# good holiday home



## arfie (Jul 23, 2004)

People, where would you recomend to buy as a Holiday home ? a 2 bedroom. What apartments would you recomend. Budget around 950,000 AED.


----------



## Dubai-Lover (Jul 4, 2004)

hard to say as i don't have the prices in my mind. but for 950 you can expect something good


----------



## arfie (Jul 23, 2004)

which towers would you recomend at the JLT or in the Marina for a holiday home. Want to buy one quick b4 prices increase.


----------



## Dubai-Lover (Jul 4, 2004)

then you really have to hurry up. nearly all apartments are sold from the developer.
in my opinion marinascape impresses me a lot. developer is trident. 
maybe you should look through our tower galleryhttp://www.skyscrapercity.com/showthread.php?t=135580
where all towers are listed with link to homepage.
then you have to check property dealers websites and go to their offices (eg: landmark properties, better homes, vakson,...)

there is so much to chose from, it also depend if you'd like to invest in a tower apartment or low-rise apartment development

also important to check the exact location, you know many renders have beautiful landscaped areas around it but in reality it's located directly at szr

interesting for me at this price range would be:
marina scape
saba twin
lake terrace/lake view/marina terrace (this will be very hard like all damac projects)
marina heights
beach residence
marina crown
goldcrest
al salam
al murooj

i can't make the decision for you


----------



## juiced (Aug 18, 2004)

If you have a boat then Dubai Marina would be better than JLT but I would look at JLT apartments generally. But then you'd have to be very careful you don't end up with a power line view if that sort of thing bothers you


----------



## arfie (Jul 23, 2004)

Ok in the JLT is it better to buy on the side of the lake where you have Wind Towers and Lake View ( Damac ) or to buy at the Goldcrest end ?

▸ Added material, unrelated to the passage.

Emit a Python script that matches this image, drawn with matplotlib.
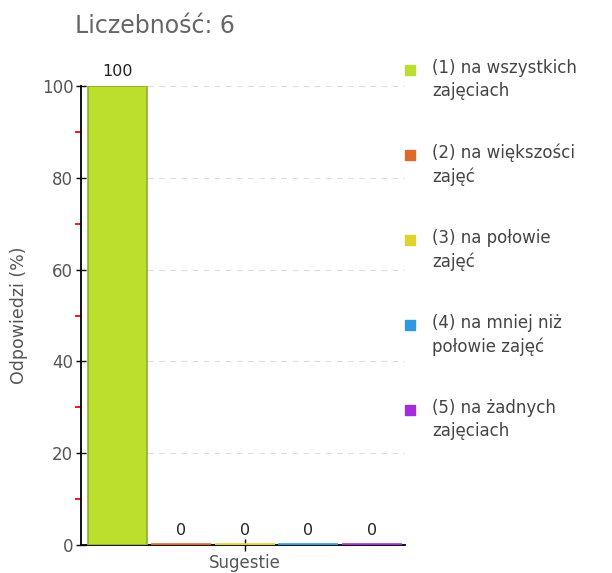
import matplotlib.pyplot as plt
from matplotlib.lines import Line2D

# data
labels = ["(1) na wszystkich\nzajęciach", "(2) na większości\nzajęć",
          "(3) na połowie\nzajęć", "(4) na mniej niż\npołowie zajęć",
          "(5) na żadnych\nzajęciach"]
values = [100, 0, 0, 0, 0]
colors = ["#bcdf2e", "#e0672a", "#e0d32a", "#2a9be0", "#a62ae0"]
edges = ["#8fb01a", "#c9561f", "#c9bd1f", "#1f86c9", "#8f1fc9"]
title = "Liczebność: 6"

W, H = 612, 573
fig = plt.figure(figsize=(W / 100, H / 100), dpi=100)
ax = fig.add_axes([81 / W, 1 - 545 / H, 324 / W, 459 / H])

x = list(range(len(values)))
bars = ax.bar(x, values, width=0.94, color=colors, edgecolor=edges, linewidth=1.2, zorder=3)
for b, c in zip(bars, colors):
    if b.get_height() == 0:
        b.set_edgecolor(c)
        b.set_linewidth(2.6)

for xi, v in zip(x, values):
    ax.text(xi, v + 1.6, str(v), ha="center", va="bottom", fontsize=11.5, color="#222", clip_on=False)

ax.set_xlim(-0.574, 4.52)
ax.set_ylim(0, 100)
ax.set_yticks(range(0, 101, 20))
ax.set_yticks(range(10, 100, 20), minor=True)
ax.set_xticks([2])
ax.set_xticklabels(["Sugestie"], fontsize=12, color="#555")
ax.tick_params(axis="y", which="major", direction="inout", length=7, width=1, labelsize=12, labelcolor="#555", pad=2)
ax.tick_params(axis="y", which="minor", direction="out", length=4, width=1.3, color="#ff0000")
ax.tick_params(axis="x", direction="inout", length=9, width=1, pad=2)
ax.yaxis.grid(True, which="major", linestyle=(0, (5, 5)), color="#dddddd", linewidth=0.8, zorder=0)
for s in ["top", "right"]:
    ax.spines[s].set_visible(False)
ax.spines["left"].set_linewidth(1.3)
ax.spines["bottom"].set_linewidth(1.3)
ax.set_ylabel("Odpowiedzi (%)", fontsize=12.5, color="#555", labelpad=10)

fig.text(75 / W, 1 - 26 / H, title, fontsize=17, color="#666", ha="left", va="center")

# legend drawn by hand: marker beside the first line of each label
for i, (lab, c) in enumerate(zip(labels, colors)):
    y = 70 + 85 * i
    fig.add_artist(Line2D([410 / W], [1 - y / H], transform=fig.transFigure,
                          marker="s", markersize=7, color=c, linestyle=""))
    fig.text(432 / W, 1 - (y - 11) / H, lab, fontsize=12, color="#444",
             ha="left", va="top", linespacing=1.35)

fig.savefig("out.png", dpi=100)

What are the Goldcrest and Lake View ( Damac ) properties like ? What will give the better lake view ?


----------



## Dubai-Lover (Jul 4, 2004)

in jlt the lake facng plots are the best i think. and then try to get one opposite jumeirah islands, so it would be the h to k plots. the jlt towers at szr road, try to get the lake facing plots b to f


----------



## arfie (Jul 23, 2004)

What about plot V2 where the GoldCrest is located isnt that a good location. H1 is the Manchester Star Tower would you say that is the better option than the Goldcrest ?


----------



## Dubai-Lover (Jul 4, 2004)

yep, right now I'd say! near the goldcrest you'll have the dmcc manufacturing complex, don't know how "beautiful" this one will look like


----------



## juiced (Aug 18, 2004)

Better on the Wind Towers side (assuming WT are on the B plots).
It really depends though. Do you prefer something looking out into the desert or something looking out into the Gulf? And then if you get a sea view, you have to work out if there will be a tower in Dubai Marina obstructing it.

Then there's the whole power lines issue, they really bother Dubai-Lover! But would they bother you if they were what you saw out on the terrace of your apartment?
It really does boil down to personal preferences and ofcourse it would be much easier to just take a look at the finished product but who knows how much the same apartment could cost then.

When you finally buy though, don't forget to check what direction your apartment will face so you know what you will see out your balcony


----------



## arfie (Jul 23, 2004)

Wind Tower 2 beds are sold out. 

Manchester Star Tower 2 beds are available and 1 left in GoldCrest 2 bed left lake view. Im told Goldcrest is done by WS Atkins the finishing is meant to be superb. What do you all think any suggestions please. Let me know quick as good one's are selling out.


----------



## juiced (Aug 18, 2004)

OK, what are ALL your options? i.e. all the towers you are looking to buy in


----------



## arfie (Jul 23, 2004)

Goldcrest
Manchester Star Tower
Armada Towers
Marina Heights

these 4 have 2 beds available.


----------



## Dubai-Lover (Jul 4, 2004)

go to some property dealers. they surely have more
i could only give a statement design- and location-wise
1) marina height
2) manchester


----------



## arfie (Jul 23, 2004)

apparently its no longer Manchester property it has been sold to another developer now whom has not yet been anounced/


----------



## arfie (Jul 23, 2004)

How do people rate Goldcrest Towers then ? Anyone in Dubai to give more info on this tower and how good the lake view would be ?


----------



## arfie (Jul 23, 2004)

so any info about how good Goldcrest 2 bed will be for renting and as a holiday home. Left side lake view 1400 sq ft ?


----------